--- start of Source material ---

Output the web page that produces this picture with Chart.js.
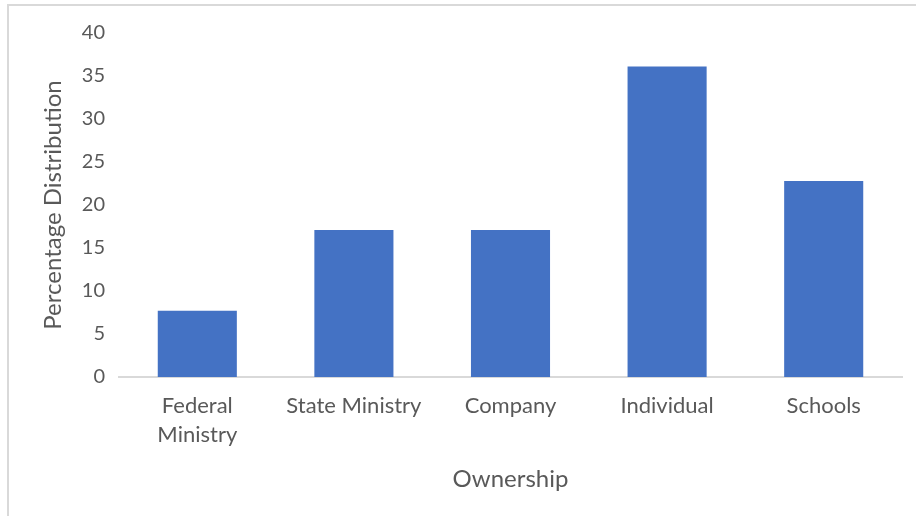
<!DOCTYPE html>
<html>
<head>
<meta charset="utf-8">
<script src="https://cdn.jsdelivr.net/npm/chart.js@4"></script>
<style>
  html, body { margin: 0; padding: 0; background: #fff; }
  #wrap { position: relative; width: 916px; height: 516px; overflow: hidden; }
  #frame { position: absolute; left: 7px; top: 4px; width: 920px; height: 520px;
           border-top: 2px solid #d9d9d9; border-left: 2px solid #d9d9d9; box-sizing: border-box; }
  canvas { position: absolute; left: 0; top: 0; }
</style>
</head>
<body>
<div id="wrap">
  <div id="frame"></div>
  <canvas id="c" width="916" height="516"></canvas>
</div>
<script>
const categories = [['Federal', 'Ministry'], 'State Ministry', 'Company', 'Individual', 'Schools'];
const values = [7.7, 17.1, 17.1, 36.1, 22.8];
const yTicks = [0, 5, 10, 15, 20, 25, 30, 35, 40];
const xTitle = 'Ownership';
const yTitle = 'Percentage Distribution';

const textColor = '#595959';
const fontFamily = 'Lato, "Open Sans", sans-serif';

new Chart(document.getElementById('c'), {
  type: 'bar',
  data: {
    labels: categories,
    datasets: [{
      data: values,
      backgroundColor: '#4472C4',
      borderWidth: 0,
      categoryPercentage: 1.0,
      barPercentage: 0.505
    }]
  },
  options: {
    responsive: false,
    animation: false,
    devicePixelRatio: 1,
    layout: { padding: { top: 33, right: 14, bottom: 0, left: 0 } },
    plugins: { legend: { display: false }, tooltip: { enabled: false } },
    scales: {
      x: {
        grid: { display: false, drawTicks: false },
        border: { display: true, color: '#d9d9d9', width: 2 },
        ticks: { color: textColor, font: { family: fontFamily, size: 22, lineHeight: 1.32 }, padding: 14, maxRotation: 0, autoSkip: false },
        title: { display: true, text: xTitle, color: textColor, font: { family: fontFamily, size: 24, lineHeight: 1.2 }, padding: { top: 0, bottom: 22 } },
        afterFit: (s) => { s.height = 139; }
      },
      y: {
        min: 0, max: 40,
        afterBuildTicks: (s) => { s.ticks = yTicks.map(v => ({ value: v })); },
        grid: { display: false, drawTicks: false },
        border: { display: false },
        ticks: { color: textColor, font: { family: fontFamily, size: 20 }, padding: 14 },
        title: { display: true, text: yTitle, color: textColor, font: { family: fontFamily, size: 24, lineHeight: 1.2 }, padding: { top: 39, bottom: 0 } },
        afterFit: (s) => { s.width = 119; }
      }
    }
  }
});
</script>
</body>
</html>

--- end of Source material ---

# [Exercise objective]
Transcribe the whole listing, character for character, but not its images.

# [Solution]
Output the web page that produces this picture with Chart.js.
<!DOCTYPE html>
<html>
<head>
<meta charset="utf-8">
<script src="https://cdn.jsdelivr.net/npm/chart.js@4"></script>
<style>
  html, body { margin: 0; padding: 0; background: #fff; }
  #wrap { position: relative; width: 916px; height: 516px; overflow: hidden; }
  #frame { position: absolute; left: 7px; top: 4px; width: 920px; height: 520px;
           border-top: 2px solid #d9d9d9; border-left: 2px solid #d9d9d9; box-sizing: border-box; }
  canvas { position: absolute; left: 0; top: 0; }
</style>
</head>
<body>
<div id="wrap">
  <div id="frame"></div>
  <canvas id="c" width="916" height="516"></canvas>
</div>
<script>
const categories = [['Federal', 'Ministry'], 'State Ministry', 'Company', 'Individual', 'Schools'];
const values = [7.7, 17.1, 17.1, 36.1, 22.8];
const yTicks = [0, 5, 10, 15, 20, 25, 30, 35, 40];
const xTitle = 'Ownership';
const yTitle = 'Percentage Distribution';

const textColor = '#595959';
const fontFamily = 'Lato, "Open Sans", sans-serif';

new Chart(document.getElementById('c'), {
  type: 'bar',
  data: {
    labels: categories,
    datasets: [{
      data: values,
      backgroundColor: '#4472C4',
      borderWidth: 0,
      categoryPercentage: 1.0,
      barPercentage: 0.505
    }]
  },
  options: {
    responsive: false,
    animation: false,
    devicePixelRatio: 1,
    layout: { padding: { top: 33, right: 14, bottom: 0, left: 0 } },
    plugins: { legend: { display: false }, tooltip: { enabled: false } },
    scales: {
      x: {
        grid: { display: false, drawTicks: false },
        border: { display: true, color: '#d9d9d9', width: 2 },
        ticks: { color: textColor, font: { family: fontFamily, size: 22, lineHeight: 1.32 }, padding: 14, maxRotation: 0, autoSkip: false },
        title: { display: true, text: xTitle, color: textColor, font: { family: fontFamily, size: 24, lineHeight: 1.2 }, padding: { top: 0, bottom: 22 } },
        afterFit: (s) => { s.height = 139; }
      },
      y: {
        min: 0, max: 40,
        afterBuildTicks: (s) => { s.ticks = yTicks.map(v => ({ value: v })); },
        grid: { display: false, drawTicks: false },
        border: { display: false },
        ticks: { color: textColor, font: { family: fontFamily, size: 20 }, padding: 14 },
        title: { display: true, text: yTitle, color: textColor, font: { family: fontFamily, size: 24, lineHeight: 1.2 }, padding: { top: 39, bottom: 0 } },
        afterFit: (s) => { s.width = 119; }
      }
    }
  }
});
</script>
</body>
</html>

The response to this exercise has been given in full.